### Work instructions:
Don't include pictures. Quote the lines below from the first through the line that contains "import numpy as np".
## START Provided entries
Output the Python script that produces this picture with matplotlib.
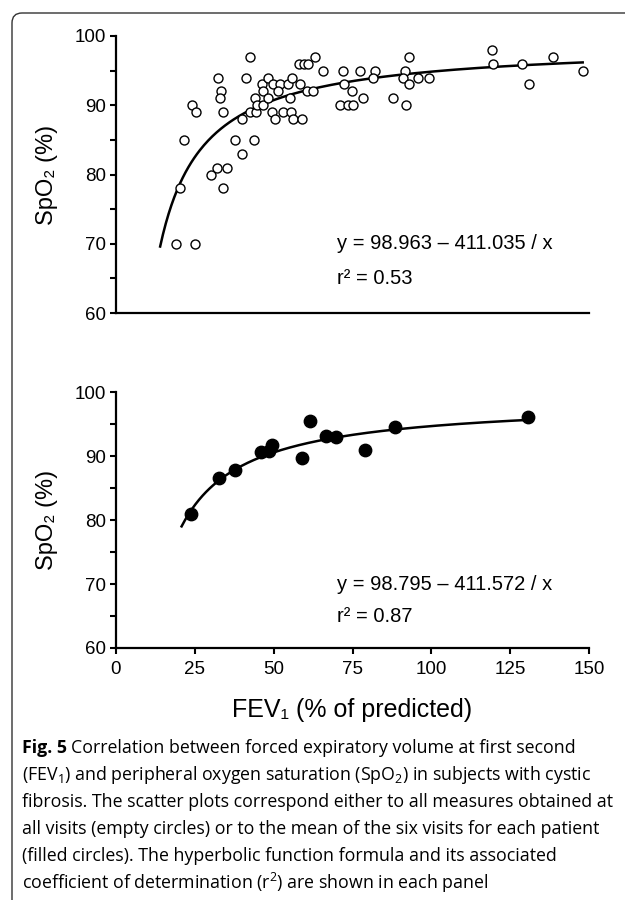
import matplotlib
matplotlib.use("Agg")
import matplotlib.pyplot as plt
from matplotlib.patches import FancyBboxPatch
from matplotlib.transforms import IdentityTransform
import numpy as np

# all visits (empty circles)
visit_fev1 = [19, 25, 20.3, 21.6, 24.1, 25.4, 30, 32.1, 35.3, 34, 32.5, 33.3, 33, 34,
              37.8, 43.8, 40, 42.5, 41.2, 40, 42.5, 44.4, 44.1, 44.8, 46.7, 46.2, 46.7,
              48.3, 48.3, 49.4, 50.4, 49.9, 52, 51.5, 54.7, 55.9, 58.4, 55.2, 53.1, 55.5,
              56.2, 58.9, 60.5, 62.4, 57.9, 59.6, 61.0, 63.1, 65.7,
              72.1, 72.2, 74.7, 71.0, 73.6, 75.3, 78.2, 77.4, 82.1, 81.6, 87.7, 92.0,
              92.8, 91.7, 91.1, 92.8, 95.9, 99.4, 119.3, 119.7, 128.9, 131.0, 138.7, 148.2]
visit_spo2 = [70, 70, 78, 85, 90, 89, 80, 81, 81, 78, 94, 92, 91, 89,
              85, 85, 83, 97, 94, 88, 89, 89, 91, 90, 90, 93, 92,
              94, 91, 89, 88, 93, 93, 92, 93, 94, 93, 91, 89, 89,
              88, 88, 92, 92, 96, 96, 96, 97, 95,
              95, 93, 92, 90, 90, 90, 91, 95, 95, 94, 91, 90,
              97, 95, 94, 93, 94, 94, 98, 96, 96, 93, 97, 95]

# mean of six visits per patient (filled circles)
mean_fev1 = [23.7, 32.8, 37.7, 46.1, 48.6, 49.5, 59.0, 61.4, 66.5, 69.9, 78.9, 88.5, 130.6]
mean_spo2 = [81.0, 86.5, 87.8, 90.6, 90.8, 91.8, 89.7, 95.5, 93.2, 93.0, 91.0, 94.5, 96.1]

# hyperbolic fits y = a - b / x
fit_top = (98.963, 411.035)
fit_bottom = (98.795, 411.572)
eq_top = ["y = 98.963 \u2013 411.035 / x", "r\u00b2 = 0.53"]
eq_bottom = ["y = 98.795 \u2013 411.572 / x", "r\u00b2 = 0.87"]

x_ticks = [0, 25, 50, 75, 100, 125, 150]
y_ticks = [60, 70, 80, 90, 100]

caption = [
    r"(FEV$_1$) and peripheral oxygen saturation (SpO$_2$) in subjects with cystic",
    "fibrosis. The scatter plots correspond either to all measures obtained at",
    "all visits (empty circles) or to the mean of the six visits for each patient",
    "(filled circles). The hyperbolic function formula and its associated",
    r"coefficient of determination (r$^2$) are shown in each panel",
]

plt.rcParams['font.family'] = ['Liberation Sans', 'DejaVu Sans']
plt.rcParams['mathtext.fontset'] = 'custom'
plt.rcParams['mathtext.rm'] = 'Open Sans'
plt.rcParams['mathtext.it'] = 'Open Sans'
plt.rcParams['mathtext.bf'] = 'Open Sans:bold'

fig = plt.figure(figsize=(6.25, 9), dpi=100)
ax1 = fig.add_axes([0.1856, 0.6522, 0.7568, 0.3078])
ax2 = fig.add_axes([0.1856, 0.28, 0.7568, 0.2844])


def style_axis(ax, show_x):
    for s in ["top", "right"]:
        ax.spines[s].set_visible(False)
    for s in ["left", "bottom"]:
        ax.spines[s].set_linewidth(1.6)
    ax.set_xlim(0, 150)
    ax.set_ylim(60, 100)
    ax.set_yticks(y_ticks)
    ax.set_yticks([65, 75, 85, 95], minor=True)
    ax.tick_params(axis="y", which="both", direction="out", length=4, width=1.5,
                   labelsize=13.5, pad=3)
    if show_x:
        ax.set_xticks(x_ticks)
        ax.tick_params(axis="x", direction="out", length=4, width=1.5,
                       labelsize=13.5, pad=5)
    else:
        ax.set_xticks([])
    ax.set_ylabel("SpO\u2082 (%)", fontsize=17, labelpad=12)


# top panel
a, b = fit_top
xs = np.linspace(14, 148, 300)
ax1.plot(xs, a - b / xs, color="black", lw=1.8, zorder=2)
ax1.scatter(visit_fev1, visit_spo2, s=42, facecolors="white", edgecolors="black",
            linewidths=1.0, zorder=3, clip_on=False)
style_axis(ax1, False)
ax1.text(70, 70, eq_top[0], fontsize=14.5, va="center")
ax1.text(70, 65, eq_top[1], fontsize=14.5, va="center")

# bottom panel
a, b = fit_bottom
xs = np.linspace(20.8, 131, 300)
ax2.plot(xs, a - b / xs, color="black", lw=1.8, zorder=2)
ax2.scatter(mean_fev1, mean_spo2, s=80, color="black", zorder=3)
style_axis(ax2, True)
ax2.set_xlabel("FEV\u2081 (% of predicted)", fontsize=18, labelpad=15)
ax2.text(70, 70, eq_bottom[0], fontsize=14.5, va="center")
ax2.text(70, 65, eq_bottom[1], fontsize=14.5, va="center")

# caption
cap_font = ['Open Sans', 'DejaVu Sans']
cap_size = 12.8
y0 = 748
step = 27.0
t = fig.text(22 / 625, 1 - y0 / 900, "Fig. 5", fontsize=cap_size, family=cap_font,
             fontweight="bold", va="center")
fig.canvas.draw()
bb = t.get_window_extent()
fig.text((bb.x1 + 4) / 625, 1 - y0 / 900,
         "Correlation between forced expiratory volume at first second",
         fontsize=cap_size, family=cap_font, va="center")
for i, line in enumerate(caption):
    fig.text(22 / 625, 1 - (y0 + step * (i + 1)) / 900, line, fontsize=cap_size,
             family=cap_font, va="center")

# figure frame (left + top with rounded corner)
frame = FancyBboxPatch((12, -30), 800, 900 - 13 + 30,
                       boxstyle="round,pad=0,rounding_size=10",
                       transform=IdentityTransform(), fill=False,
                       edgecolor="#333333", linewidth=1.0)
fig.patches.append(frame)

fig.savefig("out.png", dpi=100)
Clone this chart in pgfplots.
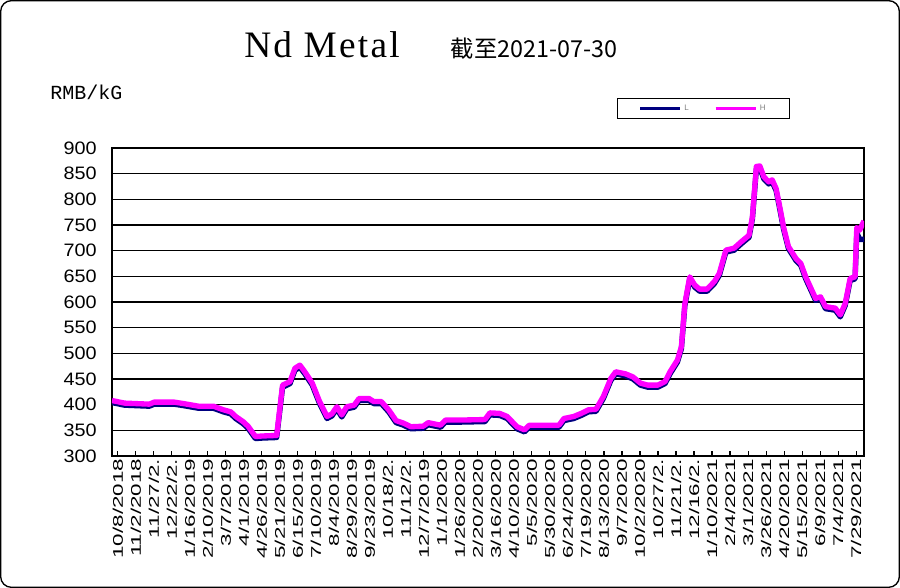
\documentclass[border=0pt]{standalone}
\usepackage{pgfplots}
\pgfplotsset{compat=1.18}
\usepackage{pgfplotstable}
\usepackage{fontspec}
\setmainfont{Liberation Sans}
\newfontfamily\titlefont[LetterSpace=6]{Liberation Serif}
\newfontfamily\cjkfont{Noto Sans CJK SC}
\newfontfamily\monofont{Liberation Mono}
\newfontfamily\tickfont[FakeStretch=1.6]{Liberation Sans}
\newfontfamily\ytickfont[FakeStretch=1.1]{Liberation Sans}
\definecolor{hmag}{RGB}{255,0,255}
\definecolor{lnavy}{RGB}{0,0,128}

\pgfplotstableread{
day val
-8 404
9.6 399
43.8 397
50.7 401
78.1 401
91.8 398
112.3 393
132.9 393
146.6 386
156.9 382
163.7 373
174.0 363
180.9 354
191.1 334
201.4 335
220.6 336
228.8 434
239.1 441
246.0 467
252.8 473
259.7 460
270.0 438
280.2 402
290.5 373
297.3 378
304.2 392
311.0 376
317.9 392
328.2 395
335.0 408
348.7 408
355.6 402
365.9 402
376.1 386
386.4 365
396.7 360
407.0 353
424.1 354
431.0 361
448.1 356
455.0 366
475.5 366
509.8 367
516.6 380
530.3 379
540.6 373
554.3 353
564.6 347
571.4 356
612.5 356
619.4 369
633.1 373
643.4 379
653.6 386
663.9 387
674.2 412
684.5 447
691.3 460
705.0 456
715.3 450
725.6 438
735.9 434
749.6 434
759.8 441
766.7 460
777.0 483
782.5 509
787.3 593
794.1 645
801.0 629
807.8 621
818.1 621
828.4 636
835.2 652
844.2 697
855.8 701
866.1 714
876.4 726
881.1 762
886.6 860
891.4 861
896.9 840
903.7 830
908.5 834
914.0 817
919.5 778
924.3 742
931.1 704
941.4 681
948.3 671
955.1 645
968.8 603
975.7 606
982.5 587
996.2 584
1003.1 571
1009.9 593
1016.8 642
1023.6 645
1026.0 735
1030.0 722
1036.0 722
}\Ldata

\pgfplotstableread{
day val
-8 408
9.6 403
43.8 401
50.7 405
78.1 405
91.8 402
112.3 397
132.9 397
146.6 390
156.9 386
163.7 377
174.0 367
180.9 358
191.1 338
201.4 339
220.6 340
228.8 438
239.1 445
246.0 471
252.8 477
259.7 464
270.0 442
280.2 406
290.5 377
297.3 382
304.2 396
311.0 380
317.9 396
328.2 399
335.0 412
348.7 412
355.6 406
365.9 406
376.1 390
386.4 369
396.7 364
407.0 357
424.1 358
431.0 365
448.1 360
455.0 370
475.5 370
509.8 371
516.6 384
530.3 383
540.6 377
554.3 357
564.6 351
571.4 360
612.5 360
619.4 373
633.1 377
643.4 383
653.6 390
663.9 391
674.2 416
684.5 451
691.3 464
705.0 460
715.3 454
725.6 442
735.9 438
749.6 438
759.8 445
766.7 464
777.0 487
782.5 513
787.3 597
794.1 649
801.0 633
807.8 625
818.1 625
828.4 640
835.2 656
844.2 701
855.8 705
866.1 718
876.4 730
881.1 766
886.6 864
891.4 865
896.9 844
903.7 834
908.5 838
914.0 821
919.5 782
924.3 746
931.1 708
941.4 685
948.3 675
955.1 649
968.8 607
975.7 610
982.5 591
996.2 588
1003.1 575
1009.9 597
1016.8 646
1023.6 649
1026.0 745
1030.0 740
1036.0 758
}\Hdata

\begin{document}
\begin{tikzpicture}
\draw[line width=1pt, rounded corners=8pt] (0.5pt,0.5pt) rectangle (674.5pt,440.5pt);
\node[anchor=base, font=\titlefont\fontsize{28}{30}\selectfont] at (241.5pt,397.5pt) {Nd Metal};
\node[anchor=base, font=\cjkfont\fontsize{17.5}{19}\selectfont] at (400.5pt,397.5pt) {截至2021-07-30};
\node[anchor=base west, font=\monofont\fontsize{15}{16}\selectfont, inner sep=0pt] at (37.5pt,366pt) {RMB/kG};
\begin{axis}[
  at={(84pt,99pt)}, anchor=south west,
  scale only axis, width=564pt, height=231pt,
  xmin=-8, xmax=1036, ymin=300, ymax=900,
  ytick={300,350,...,900},
  ymajorgrids, grid style={black, line width=1.1pt},
  axis line style={black, line width=0.8pt},
  xtick={0,25,...,1025},
  xticklabels={10/8/2018,11/2/2018,11/27/2.,12/22/2.,1/16/2019,2/10/2019,3/7/2019,4/1/2019,4/26/2019,5/21/2019,6/15/2019,7/10/2019,8/4/2019,8/29/2019,9/23/2019,10/18/2.,11/12/2.,12/7/2019,1/1/2020,1/26/2020,2/20/2020,3/16/2020,4/10/2020,5/5/2020,5/30/2020,6/24/2020,7/19/2020,8/13/2020,9/7/2020,10/2/2020,10/27/2.,11/21/2.,12/16/2.,1/10/2021,2/4/2021,3/1/2021,3/26/2021,4/20/2021,5/15/2021,6/9/2021,7/4/2021,7/29/2021},
  xtick pos=lower, ytick pos=left,
  ytick style={draw=none},
  xtick style={black, line width=0.8pt},
  major tick length=4pt, tick align=inside,
  xticklabel style={rotate=90, anchor=east, font=\tickfont\fontsize{10.5}{11}\selectfont, inner sep=2pt},
  yticklabel style={font=\ytickfont\fontsize{13.5}{14}\selectfont, xshift=-8pt},
  /pgf/number format/assume math mode=true,
  legend columns=2,
  legend style={at={(0.6715,1.162)}, anchor=north west, draw=black, line width=0.8pt,
    inner xsep=16pt, inner ysep=2.5pt,
    font=\fontsize{6}{7}\selectfont\color{gray},
    /tikz/every even column/.append style={column sep=17pt}},
  legend image code/.code={\draw[#1, line width=2.2pt] (0pt,0pt) -- (30pt,0pt);},
]
\addplot[lnavy, line width=4pt, line join=round] table[x=day,y=val]{\Ldata};
\addplot[hmag, line width=4pt, line join=round] table[x=day,y=val]{\Hdata};
\legend{L,H}
\end{axis}
\end{tikzpicture}
\end{document}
## END Provided entries
### Written solution:
Output the Python script that produces this picture with matplotlib.
import matplotlib
matplotlib.use("Agg")
import matplotlib.pyplot as plt
from matplotlib.patches import FancyBboxPatch
from matplotlib.transforms import IdentityTransform
import numpy as np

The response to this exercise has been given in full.